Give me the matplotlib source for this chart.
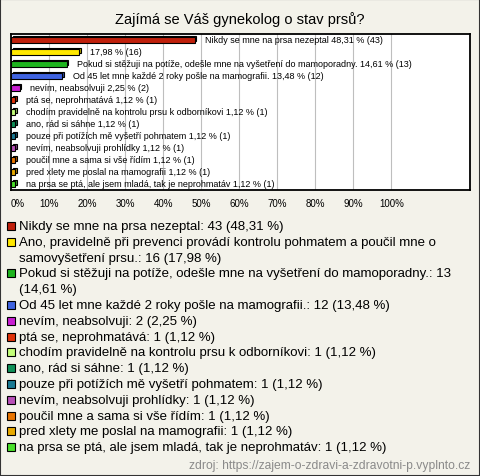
import textwrap
import matplotlib
matplotlib.use("Agg")
import matplotlib.pyplot as plt
from matplotlib.patches import Rectangle
from matplotlib.colors import to_rgb

plt.rcParams['font.family'] = ['Liberation Sans', 'DejaVu Sans']

# data
labels = [
    "Nikdy se mne na prsa nezeptal",
    "Ano, pravidelně při prevenci provádí kontrolu pohmatem a poučil mne o samovyšetření prsu.",
    "Pokud si stěžuji na potíže, odešle mne na vyšetření do mamoporadny.",
    "Od 45 let mne každé 2 roky pošle na mamografii.",
    "nevím, neabsolvuji",
    "ptá se, neprohmatává",
    "chodím pravidelně na kontrolu prsu k odborníkovi",
    "ano, rád si sáhne",
    "pouze při potížích mě vyšetří pohmatem",
    "nevím, neabsolvuji prohlídky",
    "poučil mne a sama si vše řídím",
    "pred xlety me poslal na mamografii",
    "na prsa se ptá, ale jsem mladá, tak je neprohmatáv",
]
show_label_in_bar = [True, False, True, True, True, True, True, True, True, True, True, True, True]
counts = [43, 16, 13, 12, 2, 1, 1, 1, 1, 1, 1, 1, 1]
percents = [48.31, 17.98, 14.61, 13.48, 2.25, 1.12, 1.12, 1.12, 1.12, 1.12, 1.12, 1.12, 1.12]
colors = ['#C0200C', '#FFE800', '#1EB41E', '#3F63E0', '#C81ED2', '#E0320A',
          '#C4FF7A', '#0E9058', '#1A7A94', '#B850B8', '#E87400', '#E8AA00', '#4AE02A']
xticks = [0, 10, 20, 30, 40, 50, 60, 70, 80, 90, 100]

bg = '#F3F2EA'
fig = plt.figure(figsize=(4.8, 4.77), dpi=100, facecolor=bg)
W, H = 480, 477

def fx(px):
    return px / W

def fy(py):
    return 1 - py / H

fig.text(0.5, fy(20), "Zajímá se Váš gynekolog o stav prsů?", ha='center', va='center', fontsize=10.5)

ax = fig.add_axes([fx(11), fy(191), fx(470) - fx(11), fy(35) - fy(191)])
ax.set_facecolor('white')
n = len(percents)
ys = list(range(n))

def pct(v):
    return f"{v:.2f}".replace('.', ',')

dx, dy = 0.45, 0.15
for i in range(n):
    c = to_rgb(colors[i])
    dark = tuple(v * 0.7 for v in c)
    ax.barh(ys[i] - dy, percents[i], left=dx, height=0.42, color=dark, edgecolor='black', linewidth=0.8, zorder=2)
    ax.barh(ys[i], percents[i], height=0.42, color=c, edgecolor='black', linewidth=0.8, zorder=3)
    txt = f"{pct(percents[i])} % ({counts[i]})"
    if show_label_in_bar[i]:
        txt = labels[i] + " " + txt
    ax.text(percents[i] + 2.7, ys[i] - 0.08, txt, va='center', ha='left', fontsize=6.5, zorder=4)

ax.set_xlim(0, 120.7)
ax.set_ylim(n - 0.5, -0.5)
ax.set_yticks([])
ax.set_xticks(xticks)
ax.set_xticklabels([f"{t}%" for t in xticks], fontsize=7)
ax.get_xticklabels()[0].set_horizontalalignment('left')
ax.tick_params(axis='x', length=0, pad=6)
for t in xticks[1:]:
    ax.axvline(t, color='#BEBEBE', linewidth=0.8, zorder=1)
for s in ax.spines.values():
    s.set_linewidth(1.3)
    s.set_color('black')

# legend
y_px = 227
step = 15.8
for i in range(n):
    entry = f"{labels[i]}: {counts[i]} ({pct(percents[i])} %)"
    lines = textwrap.wrap(entry, 72)
    fig.patches.append(Rectangle((fx(7), fy(y_px + 4)), fx(8), 8 / H, transform=fig.transFigure,
                                 facecolor=colors[i], edgecolor='black', linewidth=0.8))
    for ln in lines:
        fig.text(fx(19), fy(y_px), ln, ha='left', va='center', fontsize=9.5)
        y_px += step

fig.text(fx(470), fy(466), "zdroj: https://zajem-o-zdravi-a-zdravotni-p.vyplnto.cz",
         ha='right', va='center', fontsize=8.7, color='#8A8A8A')

fig.patches.append(Rectangle((0, 0), 1, 1, transform=fig.transFigure, fill=False,
                             edgecolor='#333333', linewidth=1.5))

fig.savefig('out.png', dpi=100, facecolor=bg)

________________________________________

Aim of the exercise
Return the listing above unchanged, apart from dropping its pictures.

Solution for this exercise
Give me the matplotlib source for this chart.
import textwrap
import matplotlib
matplotlib.use("Agg")
import matplotlib.pyplot as plt
from matplotlib.patches import Rectangle
from matplotlib.colors import to_rgb

plt.rcParams['font.family'] = ['Liberation Sans', 'DejaVu Sans']

# data
labels = [
    "Nikdy se mne na prsa nezeptal",
    "Ano, pravidelně při prevenci provádí kontrolu pohmatem a poučil mne o samovyšetření prsu.",
    "Pokud si stěžuji na potíže, odešle mne na vyšetření do mamoporadny.",
    "Od 45 let mne každé 2 roky pošle na mamografii.",
    "nevím, neabsolvuji",
    "ptá se, neprohmatává",
    "chodím pravidelně na kontrolu prsu k odborníkovi",
    "ano, rád si sáhne",
    "pouze při potížích mě vyšetří pohmatem",
    "nevím, neabsolvuji prohlídky",
    "poučil mne a sama si vše řídím",
    "pred xlety me poslal na mamografii",
    "na prsa se ptá, ale jsem mladá, tak je neprohmatáv",
]
show_label_in_bar = [True, False, True, True, True, True, True, True, True, True, True, True, True]
counts = [43, 16, 13, 12, 2, 1, 1, 1, 1, 1, 1, 1, 1]
percents = [48.31, 17.98, 14.61, 13.48, 2.25, 1.12, 1.12, 1.12, 1.12, 1.12, 1.12, 1.12, 1.12]
colors = ['#C0200C', '#FFE800', '#1EB41E', '#3F63E0', '#C81ED2', '#E0320A',
          '#C4FF7A', '#0E9058', '#1A7A94', '#B850B8', '#E87400', '#E8AA00', '#4AE02A']
xticks = [0, 10, 20, 30, 40, 50, 60, 70, 80, 90, 100]

bg = '#F3F2EA'
fig = plt.figure(figsize=(4.8, 4.77), dpi=100, facecolor=bg)
W, H = 480, 477

def fx(px):
    return px / W

def fy(py):
    return 1 - py / H

fig.text(0.5, fy(20), "Zajímá se Váš gynekolog o stav prsů?", ha='center', va='center', fontsize=10.5)

ax = fig.add_axes([fx(11), fy(191), fx(470) - fx(11), fy(35) - fy(191)])
ax.set_facecolor('white')
n = len(percents)
ys = list(range(n))

def pct(v):
    return f"{v:.2f}".replace('.', ',')

dx, dy = 0.45, 0.15
for i in range(n):
    c = to_rgb(colors[i])
    dark = tuple(v * 0.7 for v in c)
    ax.barh(ys[i] - dy, percents[i], left=dx, height=0.42, color=dark, edgecolor='black', linewidth=0.8, zorder=2)
    ax.barh(ys[i], percents[i], height=0.42, color=c, edgecolor='black', linewidth=0.8, zorder=3)
    txt = f"{pct(percents[i])} % ({counts[i]})"
    if show_label_in_bar[i]:
        txt = labels[i] + " " + txt
    ax.text(percents[i] + 2.7, ys[i] - 0.08, txt, va='center', ha='left', fontsize=6.5, zorder=4)

ax.set_xlim(0, 120.7)
ax.set_ylim(n - 0.5, -0.5)
ax.set_yticks([])
ax.set_xticks(xticks)
ax.set_xticklabels([f"{t}%" for t in xticks], fontsize=7)
ax.get_xticklabels()[0].set_horizontalalignment('left')
ax.tick_params(axis='x', length=0, pad=6)
for t in xticks[1:]:
    ax.axvline(t, color='#BEBEBE', linewidth=0.8, zorder=1)
for s in ax.spines.values():
    s.set_linewidth(1.3)
    s.set_color('black')

# legend
y_px = 227
step = 15.8
for i in range(n):
    entry = f"{labels[i]}: {counts[i]} ({pct(percents[i])} %)"
    lines = textwrap.wrap(entry, 72)
    fig.patches.append(Rectangle((fx(7), fy(y_px + 4)), fx(8), 8 / H, transform=fig.transFigure,
                                 facecolor=colors[i], edgecolor='black', linewidth=0.8))
    for ln in lines:
        fig.text(fx(19), fy(y_px), ln, ha='left', va='center', fontsize=9.5)
        y_px += step

fig.text(fx(470), fy(466), "zdroj: https://zajem-o-zdravi-a-zdravotni-p.vyplnto.cz",
         ha='right', va='center', fontsize=8.7, color='#8A8A8A')

fig.patches.append(Rectangle((0, 0), 1, 1, transform=fig.transFigure, fill=False,
                             edgecolor='#333333', linewidth=1.5))

fig.savefig('out.png', dpi=100, facecolor=bg)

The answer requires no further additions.